Edmund de Waal. breath
breath is a project created by British artist and writer Edmund de Waal for Ivorypress, comprising an artist’s book, an exhibition and a reading room.
breath embraces books, the power of words, and the delicate but strong materiality of porcelain, wood, gold and paper. There is a series of seventeen new works created by the artist, including vitrines, shelves, and diptychs conceived as open books, which take inspiration from the Spanish artist Francisco de Zurbarán and the writer Federico García Lorca. A monumental book covered in vellum, with texts by Paul Celan and Edmund de Waal, will be part of it as well. In the words of the artist, ‘In Zubarán’s paintings, amongst the saints in their agonies and their ecstasies, revelations and miraculous cures, there appears a small white handled cup, resting on a silver dish with a single flower. The cup is filled with water.
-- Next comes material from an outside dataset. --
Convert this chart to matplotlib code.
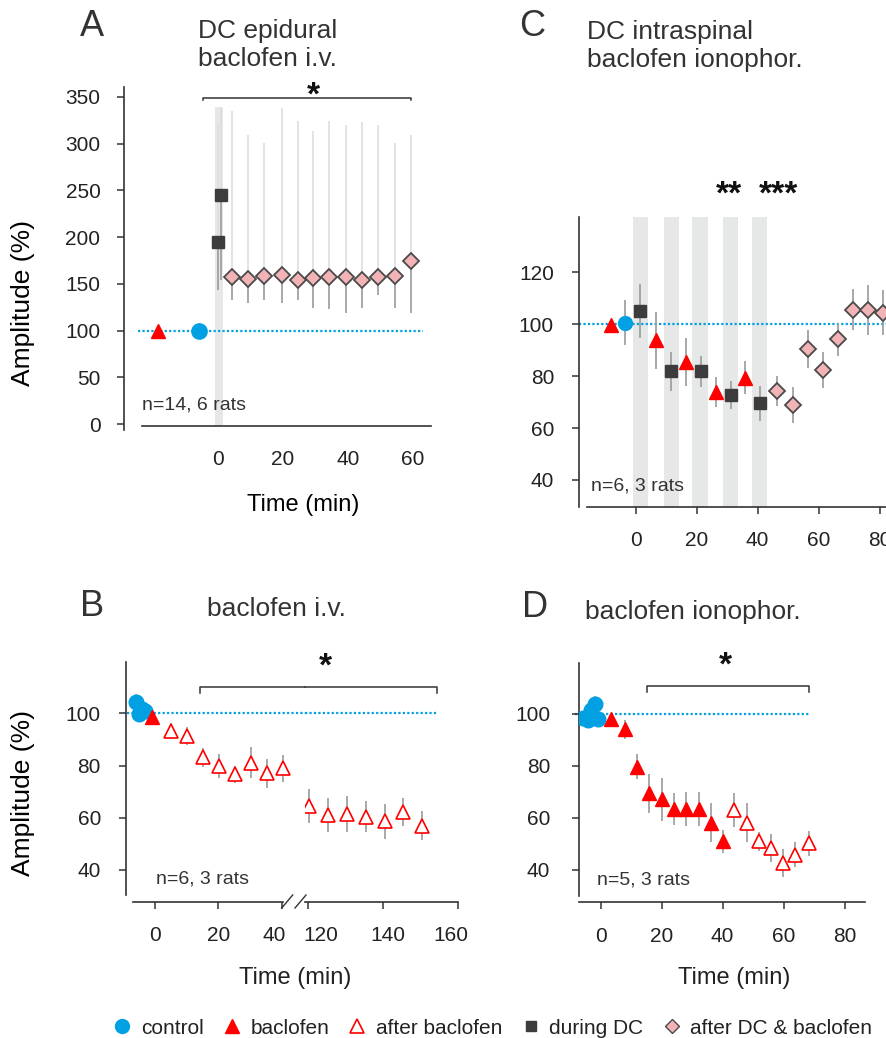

The silver glints. The flower is pink. In his handful of still-lives this cup reappears amongst other vessels.’
Edmund de Waal (b. 1964, Nottingham) is an artist and writer, best known for his installations of porcelain vessels housed in minimal structures, often created in response to collections and archives or the history of a particular place. Museum exhibitions include Edmund de Waal/Morandi at Artipelag, Stockholm (2017); Lettres de Londres at Espace Muraille, Geneva (2017); During the Night at Kunsthistoriches Museum, Vienna (2016); Kneaded Knowledge, co-curated with Ai Weiwei, shown at the National Gallery, Prague, and Kunsthaus, Graz (2016); white at the Royal Academy of Arts, London (2015); On White at the Fitzwilliam Museum, Cambridge (2013); and Lichtzwang for the Theseus Temple, Vienna (2014). De Waal is also renowned for his family memoir, The Hare with Amber Eyes (2010), which won the RSL Ondaatje Prize and the Costa Biography Award and, in 2016, was chosen as the Independent Bookshop Week’s Book of the Decade. His second book, The White Road was published in 2015.